School success in the Principal’s Innovation Awards
Two research projects in the School of Biological Sciences have been named as the first winners of the inaugural Principal’s Innovation Awards.
Projects led by Professors Peter Doerner and Susan Rosser were amongst the seven research projects with transformative potential to be named winners of the inaugural awards.
In addition, Stephen Wallace, Meriem El Karoui, Diego Oyarzun and Susan Rosser all contributed to two other award winning teams led from the School of Chemistry.
Each research team receives £10,000 to develop its idea further.
A team led by Professor Peter Doerner receive the award for their project ‘Putting the plant in the driving seat: artificial intelligence for crop performance’.
Peter’s laboratory studies how plants control their growth. Plants evolved to adapt their growth to constantly changing conditions in their surrounding environment.

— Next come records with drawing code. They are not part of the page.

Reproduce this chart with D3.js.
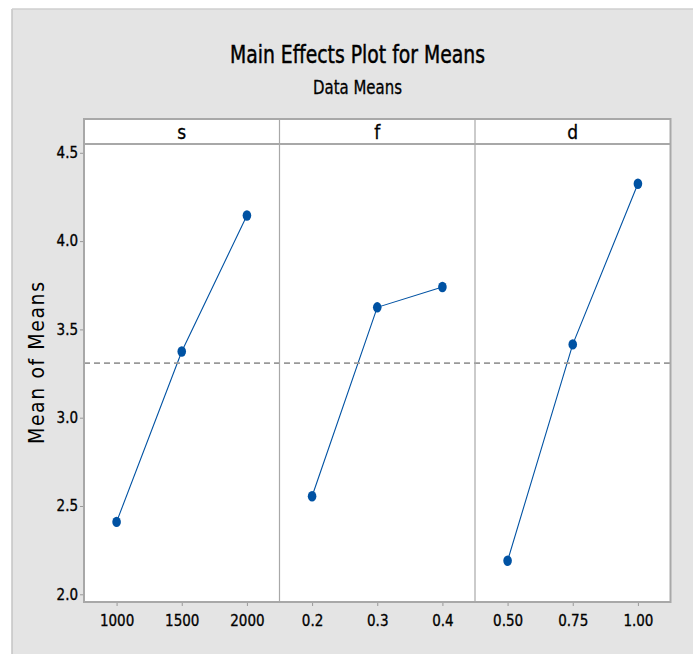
<!DOCTYPE html>
<html>
<head>
<meta charset="utf-8">
<script src="https://cdn.jsdelivr.net/npm/d3@7"></script>
<style>
  html, body { margin: 0; padding: 0; background: #ffffff; }
  svg { display: block; }
</style>
</head>
<body>
<div id="chart"></div>
<script>
// ---- Data ----
const factors = ["s", "f", "d"];
const sLevels = ["1000", "1500", "2000"];
const sMeans = [2.41, 3.375, 4.145];
const fLevels = ["0.2", "0.3", "0.4"];
const fMeans = [2.555, 3.625, 3.74];
const dLevels = ["0.50", "0.75", "1.00"];
const dMeans = [2.19, 3.415, 4.325];
const yTicks = [2.0, 2.5, 3.0, 3.5, 4.0, 4.5];
const titleText = "Main Effects Plot for Means";
const subtitleText = "Data Means";
const yLabelText = "Mean of Means";

const panels = [
  { name: factors[0], levels: sLevels, means: sMeans },
  { name: factors[1], levels: fLevels, means: fMeans },
  { name: factors[2], levels: dLevels, means: dMeans }
];
const allMeans = [].concat(sMeans, fMeans, dMeans);
const grandMean = d3.mean(allMeans);

// ---- Layout ----
const W = 693, H = 654;
const plotLeft = 84, plotRight = 670.5;
const stripTop = 119, plotTop = 144, plotBottom = 602;
const panelW = (plotRight - plotLeft) / panels.length;
const blue = "#0052a3";
const frameColor = "#a8a8a8";
const narrow = "'Liberation Sans Narrow', 'DejaVu Sans Condensed', 'Arial Narrow', sans-serif";

const svg = d3.select("#chart").append("svg")
  .attr("width", W).attr("height", H);

// background
svg.append("rect").attr("x", 12).attr("y", 9).attr("width", W - 12).attr("height", H - 9)
  .attr("fill", "#e4e4e4");
svg.append("line").attr("x1", 12).attr("x2", 12).attr("y1", 9).attr("y2", H)
  .attr("stroke", "#c4c4c4").attr("stroke-width", 1.5);
svg.append("line").attr("x1", 12).attr("x2", W).attr("y1", 9).attr("y2", 9)
  .attr("stroke", "#cfcfcf").attr("stroke-width", 1.5);

// titles
svg.append("text").attr("x", 357.5).attr("y", 62.5)
  .attr("text-anchor", "middle")
  .attr("font-family", narrow).attr("font-size", 25)
  .attr("textLength", 255).attr("lengthAdjust", "spacingAndGlyphs")
  .attr("fill", "#000").attr("stroke", "#000").attr("stroke-width", 0.45)
  .text(titleText);
svg.append("text").attr("x", 357.5).attr("y", 93.5)
  .attr("text-anchor", "middle")
  .attr("font-family", narrow).attr("font-size", 20)
  .attr("textLength", 89).attr("lengthAdjust", "spacingAndGlyphs")
  .attr("fill", "#000").attr("stroke", "#000").attr("stroke-width", 0.3)
  .text(subtitleText);

// y scale
const y = d3.scaleLinear().domain([1.9564, 4.5498]).range([plotBottom, plotTop]);

// plot backgrounds
svg.append("rect").attr("x", plotLeft).attr("y", stripTop)
  .attr("width", plotRight - plotLeft).attr("height", plotBottom - stripTop)
  .attr("fill", "#ffffff");

// y axis
const yAxis = svg.append("g").attr("transform", `translate(${plotLeft},0)`)
  .call(d3.axisLeft(y).tickValues(yTicks).tickFormat(d3.format(".1f")).tickSize(4).tickPadding(2));
yAxis.select(".domain").remove();
yAxis.selectAll(".tick line").attr("stroke", "#999");
yAxis.selectAll(".tick text").attr("font-family", narrow).attr("font-size", 15)
  .attr("fill", "#000").attr("stroke", "#000").attr("stroke-width", 0.3);

// y label
svg.append("text")
  .attr("transform", `translate(44,363) rotate(-90)`)
  .attr("text-anchor", "middle")
  .attr("font-family", "'DejaVu Sans Condensed', 'DejaVu Sans', sans-serif").attr("font-size", 21)
  .attr("textLength", 162).attr("lengthAdjust", "spacing")
  .attr("fill", "#000").text(yLabelText);

// panels
panels.forEach((p, i) => {
  const x0 = plotLeft + i * panelW;
  const x = d3.scalePoint().domain(p.levels).range([x0, x0 + panelW]).padding(0.5);

  // strip
  svg.append("text").attr("x", x0 + panelW / 2).attr("y", 139)
    .attr("text-anchor", "middle")
    .attr("font-family", narrow).attr("font-size", 19)
    .attr("fill", "#000").attr("stroke", "#000").attr("stroke-width", 0.3)
    .text(p.name);

  // x axis
  const xa = svg.append("g").attr("transform", `translate(0,${plotBottom})`)
    .call(d3.axisBottom(x).tickSize(4).tickPadding(9));
  xa.select(".domain").remove();
  xa.selectAll(".tick line").attr("stroke", "#999");
  xa.selectAll(".tick text").attr("font-family", narrow).attr("font-size", 15)
    .attr("fill", "#000").attr("stroke", "#000").attr("stroke-width", 0.3);

  // line
  const pts = p.levels.map((l, k) => [x(l), y(p.means[k])]);
  svg.append("path").attr("d", d3.line()(pts))
    .attr("fill", "none").attr("stroke", blue).attr("stroke-width", 1.1);

  svg.selectAll(null).data(pts).enter().append("ellipse")
    .attr("cx", d => d[0]).attr("cy", d => d[1])
    .attr("rx", 4.3).attr("ry", 5.2)
    .attr("fill", blue);
});

// reference line (grand mean)
svg.append("line").attr("x1", plotLeft).attr("x2", plotRight)
  .attr("y1", y(grandMean)).attr("y2", y(grandMean))
  .attr("stroke", "#999").attr("stroke-width", 1.8).attr("stroke-dasharray", "6,4");

// panel separators
for (let i = 1; i < panels.length; i++) {
  const xs = plotLeft + i * panelW;
  svg.append("line").attr("x1", xs).attr("x2", xs).attr("y1", stripTop).attr("y2", plotBottom)
    .attr("stroke", frameColor).attr("stroke-width", 1.2);
}
// strip bottom
svg.append("line").attr("x1", plotLeft).attr("x2", plotRight).attr("y1", plotTop).attr("y2", plotTop)
  .attr("stroke", frameColor).attr("stroke-width", 2);
// frame
svg.append("rect").attr("x", plotLeft).attr("y", stripTop)
  .attr("width", plotRight - plotLeft).attr("height", plotBottom - stripTop)
  .attr("fill", "none").attr("stroke", frameColor).attr("stroke-width", 2);
</script>
</body>
</html>
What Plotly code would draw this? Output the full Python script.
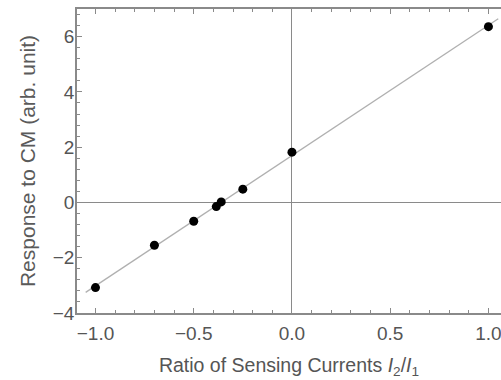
import numpy as np
import plotly.graph_objects as go

ratio = [-1.0, -0.7, -0.5, -0.385, -0.36, -0.25, 0.0, 1.0]
response = [-3.08, -1.55, -0.68, -0.15, 0.02, 0.48, 1.82, 6.36]

slope, intercept = np.polyfit(ratio, response, 1)
fit_x = [-1.05, 1.05]
fit_y = [slope * v + intercept for v in fit_x]

fig = go.Figure()
fig.add_trace(go.Scatter(x=fit_x, y=fit_y, mode="lines",
                         line=dict(color="#b0b0b0", width=1.3), showlegend=False))
fig.add_trace(go.Scatter(x=ratio, y=response, mode="markers",
                         marker=dict(color="black", size=9), showlegend=False))

axis_common = dict(showgrid=False, showline=True, linecolor="#8a8a8a", linewidth=1.5,
                   ticks="inside", tickcolor="#8a8a8a", ticklen=5, tickwidth=1,
                   zeroline=True, zerolinecolor="#8a8a8a", zerolinewidth=1.3,
                   automargin=False, ticklabeloverflow="allow",
                   tickfont=dict(family="Liberation Sans, Arial", size=19, color="#555555"))

fig.update_xaxes(range=[-1.094, 1.064], tickvals=[-1.0, -0.5, 0.0, 0.5, 1.0],
                 ticktext=["\u22121.0", "\u22120.5", "0.0", "0.5", "1.0"],
                 mirror="ticks", ticklabelstandoff=2,
                 minor=dict(dtick=0.1, ticks="inside", ticklen=3, tickcolor="#8a8a8a"),
                 title=dict(text="Ratio of Sensing Currents <i>I</i><sub>2</sub>/<i>I</i><sub>1</sub>",
                            font=dict(family="Liberation Sans, Arial", size=19.5, color="#555555"),
                            standoff=16),
                 **axis_common)
fig.update_yaxes(range=[-4, 7], tickvals=[-4, -2, 0, 2, 4, 6],
                 ticktext=["\u22124", "\u22122", "0", "2", "4", "6"],
                 ticklabelstandoff=-3,
                 minor=dict(dtick=0.4, tick0=0, ticks="inside", ticklen=3, tickcolor="#8a8a8a"),
                 title=dict(text="Response to CM (arb. unit)",
                            font=dict(family="Liberation Sans, Arial", size=21, color="#5a5a5a"),
                            standoff=11),
                 **axis_common)

fig.update_layout(width=501, height=380, margin=dict(l=77, r=0, t=9, b=67),
                  plot_bgcolor="white", paper_bgcolor="white")
fig.write_html("out.html", config={"displayModeBar": False},
               post_script="document.body.style.margin='0';")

Extreme environmental changes affect a plant’s ability to regulate their metabolism, hampering their growth.
Many crops produce on average only 20-40% of their genetically encoded yield potential, due to environmental stress.
The project aims to develop a plant-computer interface, to directly measure the plant’s responses to its environment and subsequently modify the environment to achieve specific growth outcomes.
The project team also includes Professor Sotirios Tsaftaris, Dr Chris Wood and Dr Karl Burgess.
Professor Susan Rosser and Dr Liz Fletcher from the UK Centre for Mammalian Synthetic Biology, receive the award for their project ‘Make a step change in medicine by engineering new cell-based therapies that can simultaneously combine precise detection of a disease with a targeted treatment’.
Synthetic biology aims to design and engineer biologically based parts, new devices and systems as well as redesigning existing, natural biological systems.
Susan’s project aims to genetically engineer cells that can simultaneously combine diagnosis of a disease with a targeted treatment that prevents disease progression or provides a cure.
Developing implantable or circulating ‘surveillance’ cells that recognize and process the information associated with disease related changes would allow earlier detection.
The disease could be treated before it develops or progresses by programming the cells to produce a therapeutic molecule, such as an antibody or drug.
The Principal’s Innovation awards, established in May 2020, support proof-of-concept work to help develop new potentially transformative projects.
They are designed to enable researchers to turn innovative ideas into ambitious, large-scale research proposals.
The awards were coordinated by Edinburgh Innovations, whose support for staff includes help to access funding streams, working with the College Deans of Research and Edinburgh Research Office.
These seven innovative project proposals show real ambition and creativity, of the kind that can tackle today’s big challenges. I congratulate all the winners and look forward to seeing the projects’ progress.
Excellent proposals have emerged in response to the competition, reflecting the power of Edinburgh’s researchers to have real impact, at a time when innovation is more important than ever.